I agree and this is something I evangelize for a long time and even in my book: languages have very much stagnated, there's no "revolution" in decades. What we are doing today is just building on top of existing things, just copy-cat stuff. Where are the Computer Science Bachelors? But, easy. This is not supposed to start a flame-war and no, Java or C# are hardly "revolutionary". Maybe when we shift paradigms for, say, quantum computing, we will need completely different algorithms and ways of doing programming.
It's simple, and again, Alan Kay said it best. He basically said we're in the pop age of programming where programming itself is spreading faster than education, hence the complete lack of progress in 30 years.
It's still happening today, bad/new programmers are being created at ever expanding rates far faster than bad/new programmers gaining enough experience and education to become good programmers. It's the tragedy of the commons.
Ramon,
Interesting thought... but of course if there are just as many good programmers today as there were 30 years ago, shouldn't there still be progress?

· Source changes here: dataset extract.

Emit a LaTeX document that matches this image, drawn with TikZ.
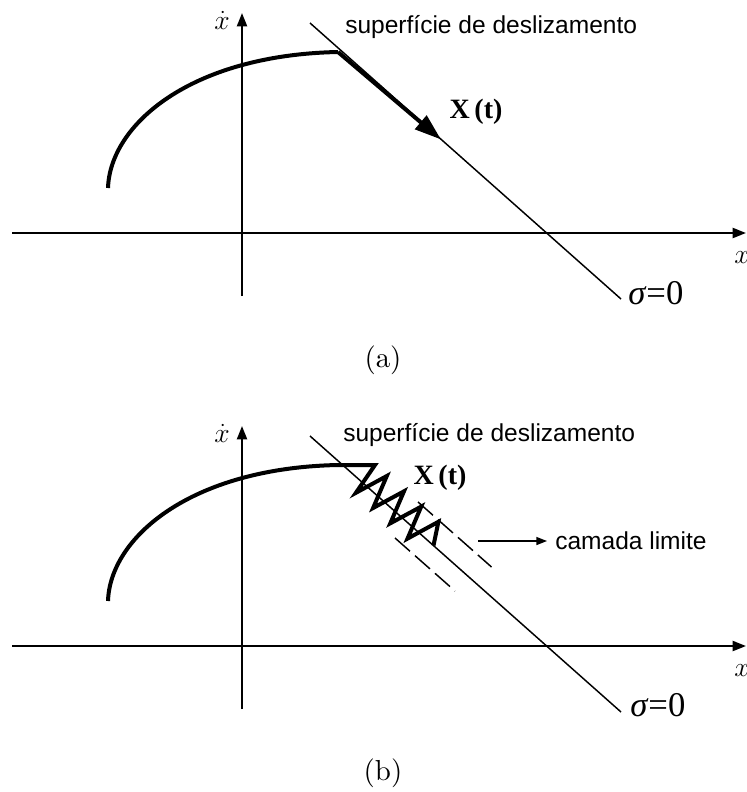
\documentclass[tikz,border=0pt]{standalone}
\usepackage{fontspec}
\newfontfamily\arial{Liberation Sans}
\newfontfamily\tms{Liberation Serif}
\usetikzlibrary{arrows.meta}
\begin{document}
\begin{tikzpicture}[x=0.75pt,y=-0.75pt,
  axis/.style={line width=1.5pt,-{Triangle[length=10pt,width=7.5pt]}},
  slide/.style={line width=1.1pt},
  traj/.style={line width=3pt},
  bnd/.style={line width=1.1pt,dash pattern=on 15pt off 5pt},
  lbl/.style={font=\arial\fontsize{18.4}{22}\selectfont,inner sep=0pt},
  xt/.style={font=\tms\bfseries\fontsize{21}{25}\selectfont,inner sep=0pt},
  sig/.style={font=\tms\fontsize{26}{30}\selectfont,inner sep=0pt},
  axl/.style={font=\fontsize{20}{24}\selectfont,inner sep=0pt},
  captxt/.style={font=\fontsize{10}{12}\selectfont,inner sep=0pt,scale=2.17}]
\useasboundingbox (0,0) rectangle (746,792);
% ---------- panel (a)
\coordinate (aYb) at (242,296);
\coordinate (aYt) at (242,13);
\coordinate (aXl) at (12,233);
\coordinate (aXr) at (746,233);
\draw[axis] (aYb) -- (aYt);
\draw[axis] (aXl) -- (aXr);
\node[axl] (aydot) at (222,20) {$\dot{x}$};
\node[axl] (axlab) at (742,258) {$x$};
\coordinate (aS1) at (310,23);
\coordinate (aS2) at (621,299);
\draw[slide] (aS1) -- (aS2);
\coordinate (aC0) at (108,188);
\coordinate (aC1) at (338,52);
\coordinate (aTip) at (441,139.5);
\draw[traj] (aC0) .. controls (110,125) and (190,55) .. (aC1);
\draw[traj,-{Triangle[length=20pt,width=13pt]}] (aC1) -- (aTip);
\node[xt] (aXt) at (476,112) {X\,(t)};
\node[lbl,anchor=west] (asup) at (345,27) {superfície de deslizamento};
\node[sig,anchor=west] (asig) at (628,293) {\textit{σ}=0};
\node[captxt] (acap) at (383,360) {(a)};
% ---------- panel (b)
\coordinate (bYb) at (242,709);
\coordinate (bYt) at (242,426);
\coordinate (bXl) at (12,646);
\coordinate (bXr) at (746,646);
\draw[axis] (bYb) -- (bYt);
\draw[axis] (bXl) -- (bXr);
\node[axl] (bydot) at (222,433) {$\dot{x}$};
\node[axl] (bxlab) at (742,671) {$x$};
\coordinate (bS1) at (310,436);
\coordinate (bS2) at (621,712);
\draw[slide] (bS1) -- (bS2);
\coordinate (bC0) at (108,601);
\coordinate (bC1) at (338,465);
\coordinate (bZ0) at (375,465);
\coordinate (bZe) at (433.5,545.5);
\draw[traj] (bC0) .. controls (110,538) and (190,468) .. (bC1) -- (bZ0)
  -- (355.9,492.8) -- (386.8,476.0) -- (373.1,508.0) -- (404.0,491.3)
  -- (390.3,523.3) -- (421.2,506.6) -- (407.5,538.6) -- (438.4,521.8) -- (bZe);
\coordinate (bU1) at (418,502);
\coordinate (bU2) at (491.5,567);
\coordinate (bL1) at (395,538);
\coordinate (bL2) at (455,591);
\draw[bnd] (bU1) -- (bU2);
\draw[bnd] (bL1) -- (bL2);
\node[xt] (bXt) at (440,478) {X\,(t)};
\node[lbl,anchor=west] (bsup) at (343,435) {superfície de deslizamento};
\node[lbl,anchor=west] (bcam) at (555,541) {camada limite};
\coordinate (bA0) at (478,541);
\coordinate (bA1) at (547,541);
\draw[line width=1.1pt,-{Triangle[length=8pt,width=6pt]}] (bA0) -- (bA1);
\node[sig,anchor=west] (bsig) at (630,705) {\textit{σ}=0};
\node[captxt] (bcap) at (383,773) {(b)};
\end{tikzpicture}
\end{document}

Unless somehow the fact that good programmers are now in the minority somehow hampers efforts to revolutionize software.
I think that starting with OOP you're able to build up your own domain language adhering to the rules of your favorite programming language.
Why didn't natural or written language evolve to something with which we can express our ideas better than we do now? Because there is abstraction. With abstraction you can build domain languages. Why do you need more?
Not enough programmers have studied "traditional" computer science. Many are self-learnt, and many courses today don't cover programming paradigms in much detail. Concepts from the declarative and functional programming paradigms, for example, are little used and known despite being extremely effective for certain kinds of tasks. Everyone should learn a functional programming language (e.g. ML or Miranda), LISP and/or Prolog in additional to "everyday" Java/C++! Even if you only code in Java or C++, programmers can greatly benefit from applying concepts from and paradigms to write more efficient code. Unfortunately, this can also mean that your code is so "smart" that others that have not been exposes to other progamming paradigms can have a hard time figuring our how it works.